─── Material provided ───

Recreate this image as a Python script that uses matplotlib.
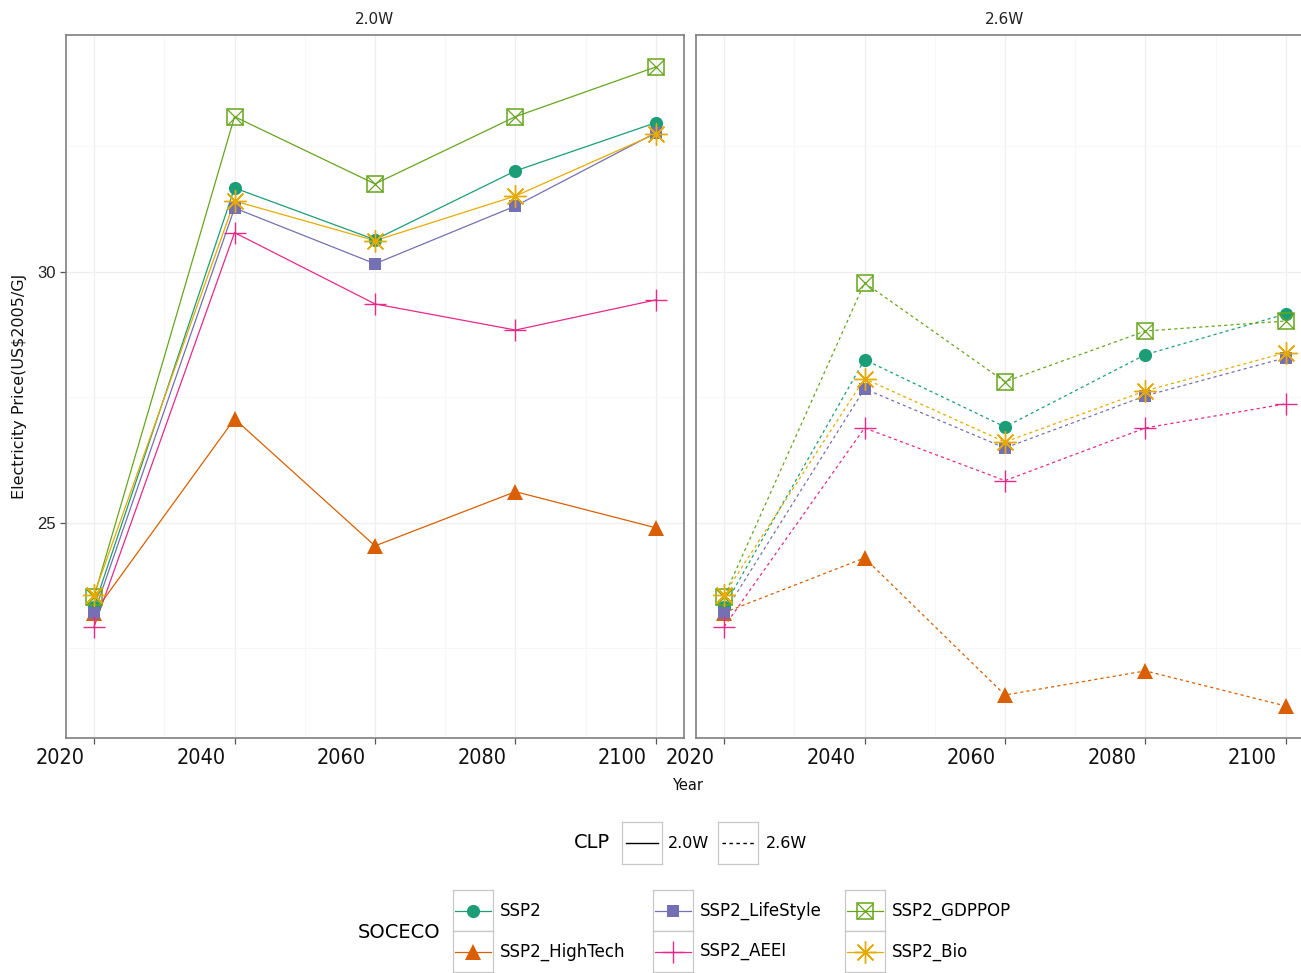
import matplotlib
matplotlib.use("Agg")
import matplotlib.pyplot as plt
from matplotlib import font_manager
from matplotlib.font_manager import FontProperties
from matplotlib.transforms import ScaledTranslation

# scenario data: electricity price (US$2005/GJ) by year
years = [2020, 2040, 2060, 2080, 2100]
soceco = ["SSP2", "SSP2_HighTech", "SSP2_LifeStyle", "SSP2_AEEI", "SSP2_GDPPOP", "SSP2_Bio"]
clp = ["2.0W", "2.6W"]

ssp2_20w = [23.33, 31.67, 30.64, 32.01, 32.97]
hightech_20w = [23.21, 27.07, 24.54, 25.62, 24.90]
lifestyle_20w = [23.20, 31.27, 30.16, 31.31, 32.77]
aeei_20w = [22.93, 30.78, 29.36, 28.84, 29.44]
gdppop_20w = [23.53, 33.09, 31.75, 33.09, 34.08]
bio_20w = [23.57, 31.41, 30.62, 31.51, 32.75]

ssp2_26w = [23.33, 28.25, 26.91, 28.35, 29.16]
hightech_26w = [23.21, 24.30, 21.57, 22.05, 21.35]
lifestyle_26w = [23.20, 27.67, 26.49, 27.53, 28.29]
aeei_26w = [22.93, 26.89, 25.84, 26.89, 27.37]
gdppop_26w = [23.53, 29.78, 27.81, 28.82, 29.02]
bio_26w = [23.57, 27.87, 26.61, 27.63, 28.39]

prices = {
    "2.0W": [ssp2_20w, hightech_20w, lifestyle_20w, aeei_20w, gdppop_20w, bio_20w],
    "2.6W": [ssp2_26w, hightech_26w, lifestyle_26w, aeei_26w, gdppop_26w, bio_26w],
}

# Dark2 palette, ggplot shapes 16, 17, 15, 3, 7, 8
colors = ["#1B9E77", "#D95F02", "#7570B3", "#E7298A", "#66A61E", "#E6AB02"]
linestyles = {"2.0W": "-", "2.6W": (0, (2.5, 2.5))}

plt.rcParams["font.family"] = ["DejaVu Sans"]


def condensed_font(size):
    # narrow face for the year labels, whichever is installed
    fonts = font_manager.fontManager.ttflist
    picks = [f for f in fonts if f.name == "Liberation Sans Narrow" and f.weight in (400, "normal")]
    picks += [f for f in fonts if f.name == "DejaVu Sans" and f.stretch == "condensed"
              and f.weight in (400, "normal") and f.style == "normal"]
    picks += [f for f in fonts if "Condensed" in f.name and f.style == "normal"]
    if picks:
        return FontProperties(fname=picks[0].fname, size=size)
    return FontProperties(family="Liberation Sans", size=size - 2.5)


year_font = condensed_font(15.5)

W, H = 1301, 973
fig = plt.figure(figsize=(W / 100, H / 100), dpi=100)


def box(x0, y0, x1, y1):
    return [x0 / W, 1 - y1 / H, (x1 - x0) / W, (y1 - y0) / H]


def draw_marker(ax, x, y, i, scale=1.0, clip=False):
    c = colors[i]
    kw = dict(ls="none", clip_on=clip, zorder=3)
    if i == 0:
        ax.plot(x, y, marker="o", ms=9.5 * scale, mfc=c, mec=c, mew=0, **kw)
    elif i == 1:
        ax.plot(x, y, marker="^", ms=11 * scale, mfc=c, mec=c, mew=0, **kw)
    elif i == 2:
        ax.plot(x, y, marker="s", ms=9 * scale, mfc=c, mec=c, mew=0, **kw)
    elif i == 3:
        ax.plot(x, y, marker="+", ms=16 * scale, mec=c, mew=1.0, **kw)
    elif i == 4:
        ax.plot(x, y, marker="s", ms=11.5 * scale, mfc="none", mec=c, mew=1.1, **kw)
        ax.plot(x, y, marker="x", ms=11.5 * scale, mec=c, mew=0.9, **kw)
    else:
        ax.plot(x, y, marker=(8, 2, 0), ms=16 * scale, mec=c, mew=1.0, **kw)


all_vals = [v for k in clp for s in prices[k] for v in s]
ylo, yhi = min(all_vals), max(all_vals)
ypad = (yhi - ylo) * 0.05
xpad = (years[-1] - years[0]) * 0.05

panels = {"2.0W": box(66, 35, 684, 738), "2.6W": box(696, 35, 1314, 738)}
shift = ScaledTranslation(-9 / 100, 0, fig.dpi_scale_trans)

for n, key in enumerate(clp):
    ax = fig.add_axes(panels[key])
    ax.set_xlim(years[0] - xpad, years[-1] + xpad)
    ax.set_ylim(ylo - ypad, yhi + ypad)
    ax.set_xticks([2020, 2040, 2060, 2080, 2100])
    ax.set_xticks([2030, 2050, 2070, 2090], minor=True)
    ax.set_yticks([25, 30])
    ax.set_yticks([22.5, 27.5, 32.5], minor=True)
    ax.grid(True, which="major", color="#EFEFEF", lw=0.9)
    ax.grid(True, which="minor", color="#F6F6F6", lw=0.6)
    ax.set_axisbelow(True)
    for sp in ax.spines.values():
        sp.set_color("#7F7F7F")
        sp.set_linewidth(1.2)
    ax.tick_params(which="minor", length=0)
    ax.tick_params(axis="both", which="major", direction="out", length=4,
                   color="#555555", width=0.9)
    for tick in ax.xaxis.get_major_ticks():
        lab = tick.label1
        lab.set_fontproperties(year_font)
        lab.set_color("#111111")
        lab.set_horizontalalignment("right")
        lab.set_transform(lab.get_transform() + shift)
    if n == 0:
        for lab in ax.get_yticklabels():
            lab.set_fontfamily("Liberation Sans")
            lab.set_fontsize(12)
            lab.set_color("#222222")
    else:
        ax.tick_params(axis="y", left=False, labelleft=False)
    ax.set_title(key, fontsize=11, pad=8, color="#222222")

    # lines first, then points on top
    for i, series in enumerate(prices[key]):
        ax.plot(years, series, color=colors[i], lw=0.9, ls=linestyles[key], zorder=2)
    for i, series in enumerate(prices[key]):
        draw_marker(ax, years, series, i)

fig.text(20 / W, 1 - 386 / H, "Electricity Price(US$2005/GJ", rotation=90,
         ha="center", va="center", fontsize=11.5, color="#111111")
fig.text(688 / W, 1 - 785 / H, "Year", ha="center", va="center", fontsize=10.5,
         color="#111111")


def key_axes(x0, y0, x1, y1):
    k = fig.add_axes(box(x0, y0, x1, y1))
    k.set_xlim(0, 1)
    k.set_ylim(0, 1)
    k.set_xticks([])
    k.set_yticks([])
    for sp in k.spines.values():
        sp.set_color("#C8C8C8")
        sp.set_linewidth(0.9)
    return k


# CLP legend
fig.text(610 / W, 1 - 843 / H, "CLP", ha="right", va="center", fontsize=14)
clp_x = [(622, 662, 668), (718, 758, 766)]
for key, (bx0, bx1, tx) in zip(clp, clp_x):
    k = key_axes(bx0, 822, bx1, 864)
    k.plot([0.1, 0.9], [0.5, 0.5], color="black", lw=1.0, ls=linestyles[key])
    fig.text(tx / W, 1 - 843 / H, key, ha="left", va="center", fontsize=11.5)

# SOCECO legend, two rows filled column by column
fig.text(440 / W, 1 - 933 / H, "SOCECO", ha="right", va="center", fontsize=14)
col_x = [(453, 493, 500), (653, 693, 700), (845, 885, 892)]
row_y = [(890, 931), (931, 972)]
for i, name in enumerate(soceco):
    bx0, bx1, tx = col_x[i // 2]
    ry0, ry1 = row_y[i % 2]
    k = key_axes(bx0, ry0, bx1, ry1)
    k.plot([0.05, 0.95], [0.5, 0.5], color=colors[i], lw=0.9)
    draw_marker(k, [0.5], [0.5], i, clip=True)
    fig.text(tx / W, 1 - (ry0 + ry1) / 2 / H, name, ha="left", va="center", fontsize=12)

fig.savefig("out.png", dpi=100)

───

## Aim of the exercise
Repeat, word for word and with no pictures, only the lines running from the beginning of the data to the line that contains "from matplotlib.transforms import".

## Answer to this exercise
Recreate this image as a Python script that uses matplotlib.
import matplotlib
matplotlib.use("Agg")
import matplotlib.pyplot as plt
from matplotlib import font_manager
from matplotlib.font_manager import FontProperties
from matplotlib.transforms import ScaledTranslation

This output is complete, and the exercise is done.